The techniques and materials I use in my practice are used to implement a certain idea. I often remind myself that just because I can, doesn’t mean that I should. Materials and/or processes often inspire me, but I try to make them follow the idea. It is also very important to me that I know I have gotten my materials from ethical sources, when it comes to precious metals, like silver, I only use recycled materials.
How do you anticipate future uses for the materials that you are using?

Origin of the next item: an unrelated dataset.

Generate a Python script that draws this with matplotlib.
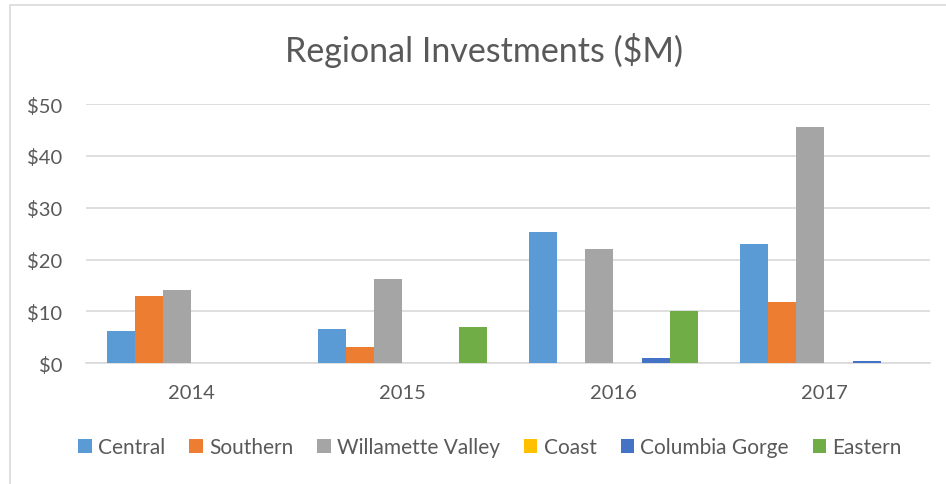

I hope that if these pieces are able to find a home, that they will live their lives as an often work piece of jewelry, and when the day comes that they are no longer wanted that they return to the RJM cycle. Radical Jewelry Makeover not only brings awareness to mining practices, but to the recycling of objects in our everyday lives. This project allows new breath to be placed into an unwanted “artifact.” I love the idea of these pieces of jewelry (aka: our raw materials) being forever recycled and reincarnated into new pieces of art by different people, in different places, at different times. If at one point in this material’s life it finds a home in a certain state it may stay that way, but until then it will continue to travel and find itself in many different forms before its journey comes to an end.
Will a jeweler in the future be able to reuse your piece by disassembling or melting down the metal?
I believe so. I try to make things that can be disassembled and re-appropriated with minimal loss. I use prongs and tabs to set things into the piece, while I try and avoid the use of cast-able resins and plastics.